For Yssel, the lyrics of Tom Waits exemplify these oscillating influences, which Waits expresses as follows:

"My wife’s been great. I’ve learned a lot from her. She’s Irish Catholic. She’s got the whole dark forest living inside of her. She pushes me into areas I would not go, and I’d say that a lot of the things I’m trying to do now she’s encouraged. And the kids? Creatively they’re astonishing. The way they draw, you know? Right off the page and onto the wall. It’s like you wish you could be that open".

Yssel’s work delves into the labyrinths of the mind, insinuating itself into the subconscious. The images themselves are reminiscent of Rorschach inkblot tests, which morph mirror-like into one another, hinting at ambiguous forms that often render our observational skills numb. Psychologists use these tests to evaluate the personality characteristics and emotional functioning of their patients. Such tests are very suggestive and lead to multiple interpretations. A plethora of possible images hover in the mind’s eye, teasing personal associations from the subconscious mind. Working within the ambiguous parameters of concrete and abstract, known and unknown, Yssel creates an interplay of opposites and parallels; schisms and unions.

Chaos and expression, uncertainty and confidence, pattern and symmetry, balance and harmony are all dissected in his images. Consciousness and intent can be found alongside uncertainty and vagueness in Yssel’s particular point of view. This is an artist trying to come to terms with the eccentricities of existence and the absurd formulations that accompany attempts to understand it.

In this way, Yssel explores traditional Cartesian dualism, focusing on issues of mind and body, inside and outside, experience and understanding, waking and dreaming. However, he takes these concepts further by placing them in a contemporary technological context through his use of digital media, thus emphasising further oppositions between virtuality and reality, representation and simulation.

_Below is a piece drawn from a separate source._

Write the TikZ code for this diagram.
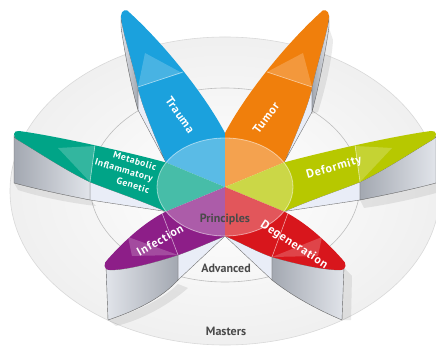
\documentclass[tikz,border=0pt]{standalone}
\usepackage{fontspec}
\setmainfont{PT Sans}
\newfontfamily\petal[LetterSpace=6]{PT Sans}
\usepackage{tikz}
\usetikzlibrary{calc}
\usetikzlibrary{positioning}
\definecolor{trauma}{HTML}{1BA1DD}
\definecolor{tumor}{HTML}{F07F0C}
\definecolor{deform}{HTML}{B7C800}
\definecolor{degen}{HTML}{D8161C}
\definecolor{infect}{HTML}{8D1E88}
\definecolor{metab}{HTML}{00A487}
\definecolor{lav}{HTML}{E9EDF7}
\definecolor{wallA}{HTML}{E1E4EA}
\definecolor{wallB}{HTML}{A3A8B1}
\definecolor{ring}{HTML}{BDBDBD}
\definecolor{labgray}{HTML}{4A4A4A}

\begin{document}
\begin{tikzpicture}[x=1pt, y=-1pt,
  wall/.style={draw=black!60, line width=0.4pt},
  under/.style={fill=lav, draw=black!55, line width=0.4pt},
  castshadow/.style={fill=black, fill opacity=0.08},
  glint/.style={fill=white, fill opacity=0.2},
  fold/.style={draw=white, draw opacity=0.6, line width=0.6pt},
  lbl/.style={text=white, font=\petal\bfseries\fontsize{12}{13}\selectfont, align=center},
  ringlbl/.style={text=labgray, font=\bfseries\fontsize{12}{13}\selectfont}]
\useasboundingbox (0,0) rectangle (436,347);
\fill[white] (0,0) rectangle (436,347);
\coordinate (C) at (225,187);
\coordinate (P30) at (284,162.5);
\coordinate (P150) at (166,162.5);
\coordinate (P210) at (166,211.5);
\coordinate (P270) at (225,236);
\coordinate (P330) at (284,211.5);

\draw[black!15, line width=0.6pt, inner color=white, outer color=black!6] (225,191) ellipse (215 and 154);
\draw[ring, line width=0.6pt] (225,185) ellipse (135 and 97);

\fill[castshadow] (108,320) .. controls (135,312) and (162,300) .. (178,284) -- (188,288) .. controls (170,304) and (142,320) .. (116,326) -- cycle;
\fill[castshadow] (344,268) -- (352,276) -- (351,320) -- (342,320) -- cycle;
\fill[castshadow] (360,200) .. controls (380,196) and (410,190) .. (436,183) -- (436,193) .. controls (410,200) and (385,205) .. (364,208) -- cycle;
\fill[castshadow] (14,183) .. controls (40,190) and (70,196) .. (90,200) -- (96,206) .. controls (70,203) and (40,197) .. (18,190) -- cycle;
\fill[castshadow] (329,28) .. controls (325,57) and (318,92) .. (312,114) -- (318,112) .. controls (325,90) and (332,60) .. (333,40) -- cycle;

\draw[under] (P150) .. controls (152,130) and (140,100) .. (138,87) -- (138,110) -- cycle;
\draw[wall, left color=wallA, right color=wallB] (121,16) -- (121,27) .. controls (125,55) and (132,90) .. (138,110) -- (138,87) .. controls (132,60) and (122,30) .. (121,16) -- cycle;
\fill[trauma] (C) -- (P150) .. controls (152,130) and (140,100) .. (138,87) .. controls (132,60) and (122,30) .. (121,16) .. controls (121,10) and (127,8) .. (130,13) .. controls (165,45) and (205,95) .. (225,133) -- cycle;
\fill[glint] (145,53) -- (138,87) -- (182,73) -- cycle;
\draw[fold] (138,87) -- (183,72);

\draw[under] (P30) .. controls (298,130) and (310,100) .. (312,87) -- (312,112) -- cycle;
\draw[wall, left color=wallB, right color=wallA] (329,16) -- (329,27) .. controls (325,55) and (318,90) .. (312,112) -- (312,87) .. controls (318,60) and (328,30) .. (329,16) -- cycle;
\fill[tumor] (C) -- (P30) .. controls (298,130) and (310,100) .. (312,87) .. controls (318,60) and (328,30) .. (329,16) .. controls (329,10) and (323,8) .. (320,13) .. controls (285,45) and (245,95) .. (225,133) -- cycle;
\fill[glint] (303,53) -- (312,87) -- (267,72) -- cycle;
\draw[fold] (312,87) -- (267,72);

\draw[under] (P210) .. controls (140,200) and (110,190) .. (90,182) -- (90,200) -- cycle;
\draw[wall, left color=wallB, right color=wallA] (90,182) .. controls (65,170) and (35,150) .. (18,140) .. controls (15,138) and (14,137) .. (14,136) -- (14,183) .. controls (40,190) and (70,196) .. (90,200) -- cycle;
\fill[metab] (C) -- (P210) .. controls (140,200) and (110,190) .. (90,182) .. controls (65,170) and (35,150) .. (18,140) .. controls (12,137) and (13,130) .. (19,131) .. controls (50,135) and (120,150) .. (P150) -- cycle;
\fill[glint] (58,148) -- (95,146) -- (90,182) -- cycle;
\draw[fold] (95,145) -- (90,182);

\draw[under] (P330) .. controls (310,200) and (340,190) .. (360,182) -- (360,200) -- cycle;
\draw[wall, left color=wallB, right color=wallA] (360,182) .. controls (385,170) and (415,150) .. (432,140) .. controls (435,138) and (436,137) .. (436,136) -- (436,183) .. controls (410,190) and (380,196) .. (360,200) -- cycle;
\fill[deform] (C) -- (P330) .. controls (310,200) and (340,190) .. (360,182) .. controls (385,170) and (415,150) .. (432,140) .. controls (438,137) and (437,130) .. (431,131) .. controls (400,135) and (330,150) .. (P30) -- cycle;
\fill[glint] (392,148) -- (355,146) -- (360,182) -- cycle;
\draw[fold] (355,145) -- (360,182);

\draw[under] (P270) .. controls (210,242) and (195,249) .. (178,255) -- (178,280) -- cycle;
\draw[wall, left color=wallA, right color=wallB] (178,255) .. controls (150,264) and (125,270) .. (110,270) .. controls (107,270) and (106,268) .. (106,266) -- (108,320) .. controls (132,312) and (160,300) .. (178,280) -- cycle;
\fill[infect] (C) -- (P270) .. controls (210,242) and (195,249) .. (178,255) .. controls (150,264) and (125,270) .. (110,270) .. controls (103,270) and (103,263) .. (108,259) .. controls (125,240) and (145,222) .. (P210) -- cycle;
\fill[glint] (128,237) -- (178,255) -- (132,256) -- cycle;
\draw[fold] (162,213) -- (178,255);

\draw[under] (P270) .. controls (240,242) and (255,251) .. (272,257) -- (272,280) -- cycle;
\draw[wall, left color=wallB, right color=wallA] (272,257) .. controls (300,265) and (325,270) .. (340,270) .. controls (343,270) and (344,268) .. (344,266) -- (342,320) .. controls (318,310) and (292,296) .. (272,280) -- cycle;
\fill[degen] (C) -- (P270) .. controls (240,242) and (255,251) .. (272,257) .. controls (300,265) and (325,270) .. (340,270) .. controls (347,270) and (347,263) .. (342,259) .. controls (325,240) and (305,222) .. (P330) -- cycle;
\fill[glint] (322,237) -- (272,257) -- (318,256) -- cycle;
\draw[fold] (288,213) -- (272,257);

\draw[white, line width=0.8pt, draw opacity=0.5, fill=white, fill opacity=0.28] (C) ellipse (68 and 49);

\node[ringlbl] (masters) at (226,331) {Masters};
\node[ringlbl] (advanced) at (226,268) {Advanced};
\node[ringlbl] (principles) at (225,219) {Principles};

\foreach \x/\y/\r/\t [count=\i] in {180/115/-55/Trauma, 266/118/53/Tumor, 334/168/16/Deformity, 160/240/29/Infection, 294/245/-33/Degeneration}
  \node[lbl, rotate=\r] (l\i) at (\x,\y) {\t};
\node[lbl, rotate=-17, align=right, font=\petal\bfseries\fontsize{9.5}{12}\selectfont] (meta) at (124,170) {Metabolic\\Inflammatory\\Genetic};
\end{tikzpicture}
\end{document}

These images, digitally printed on paper, allude to a continual state of evolution; yet they have a strong sense of stability and symmetry. From a formalist perspective this alters our view of what a painting or a drawing can be: if a pencil line is scanned, is it still a drawing? If a brushstroke is manipulated in Photoshop, is it painting?

Yssel’s art probes into the vanishing points of life and along the mind’s horizon line. The area of convergence cannot exist without the splitting point. He makes traditional binary oppositions and dualistic distinctions unclear and morphs them into a digital aesthetic that is indicative of how the media and technology have become a dominant factor in the way we live our lives, physically and metaphysically. By delving into the psyche, Yssel’s work blurs the boundary between the observer and the observed, destabilising the relationship between subject and object, allowing viewers to stop and look into themselves. Between the picture and the mental projection, the viewer’s own interpretations are engaged. One becomes conscious of one’s own subconscious thoughts. The artwork gazes at you, or rather turns your gaze towards you.

I wrote this text for Basie's exhibition catalog, coordinated by Abrie Fourie and Harry Siertsema for the Map project, in September 2006. Basie Yssel died on the 21st of December 2006.